Hi, I'll just get straight to the point shall I? I'm completely gay, and always have been. It isn't a problem either. Everyone at school and home knows and loves me all the same, and I've never received any open hatred due to my sexual orientation. However, I've starting liking a guy, and that's kind of a scary thing for me. No one knows, and I don't feel like I can tell my friends because I'm the "lesbian friend" you know? Usually I wouldn't mind because I'm always proud of that fact, and I know his is something I need to figure out on my own, but if you've got any advice then that'd be lovely because this is really bothering me and it isn't okay. Thanks.
Thank you for the great letter. I can understand how developing feelings for a guy can be scary after you have been out and proud as a Lesbian.
Always remember, you are Savvy. You are a human being, first. Your sexuality is a part of you. It does not completely define you. It is an element of your complete persona.
Our culture holds a lot of misinformation regarding sexuality. Primarily, our culture deems heterosexuality as the "normal" expression. But, this is not a complete idea. Heterosexuality is as normal for straight people as homosexuality is for gay people and bisexuality is normal for bisexual individuals. Humans express their sexuality through a vareity of forms. Human sexuality is not as "black and white" as it is portrayed through general cultural understanding.
You identify as a Lesbian. That is fine. You alone determine your sexuality in a way that makes sense for you. And, it is perfectly fine that you have developed feelings for a guy. These are honest feelngs of attraction. Sexual identity often indicates an overall sense of attraction for one gender or both. It may be helpful to think of sexuality as a range of colors. On one end you have 100% attracted to males, say black. Then on the other end, you have 100% attracted to females, say white. In between, you have a multitude of shades of gray (not to mention vibrant colors). Most of us fall somewhere in between those two end points.
Many people also believe that sexuality is not a stagnant expression. That is, your sexuality can fluctuate through your lifetime. There are also people who shun labels altogether. They "love who they love". They follow their feelings. Gender does not determine their attractions. The person who evokes these feelngs does. Recent studies indicate that women have a wider capacity to attractions for both genders. There are many possibilities.
Savvy, you are at the beginning of your sexual discovery. And, you have come to some solid understandings about your sexuality. But, as you continue dating and having sexual experiences, you will continue to learn about your sexual expression and how sex fits into your life. Most importantly, you are honest with yourself. You are aware of your feelings. That self-awareness will serve you well.
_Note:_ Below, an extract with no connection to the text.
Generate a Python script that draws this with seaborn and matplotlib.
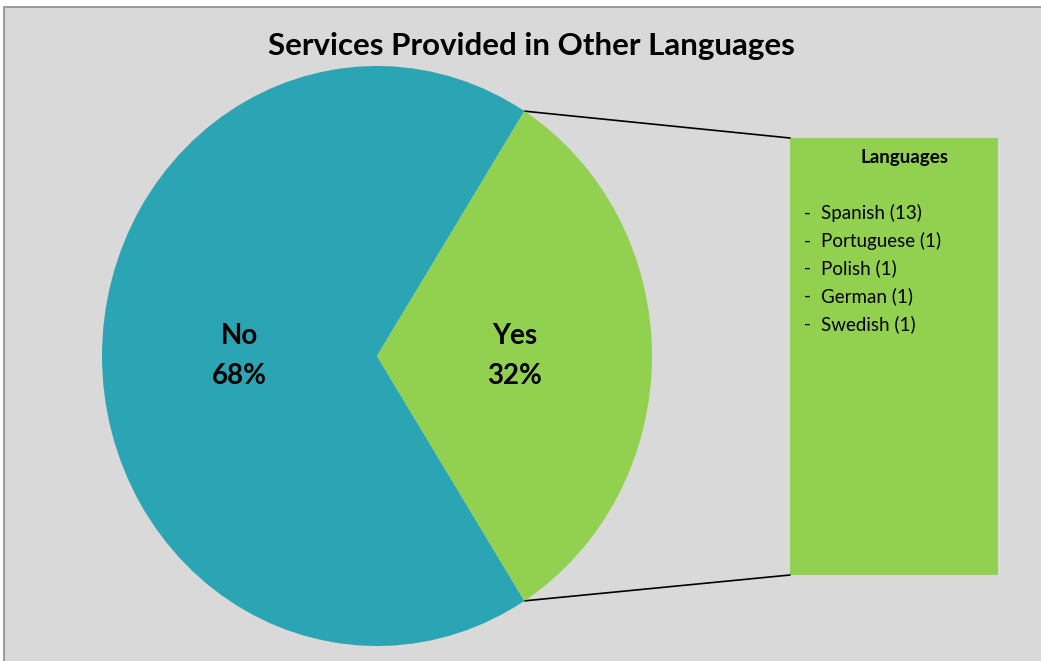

Savvy, if you ever need someone to listen, you can always call the Trevor lifeline at 1-866-4-U-Trevor, 24 hours 7 days a week. Trevorspace, at www.trevorspace.org, is the Trevor Project's safe, online social networking site for LGBTQ young people ages 13 to 24 their friends and allies. It's a great supportive community where you can connect with others who might have had or are having the same questions that you’re having about your sexuality. Also, if you have a trusted adult, a close relative, a teacher or a school counselor, talking can help you clarify your thoughts while supplying some support.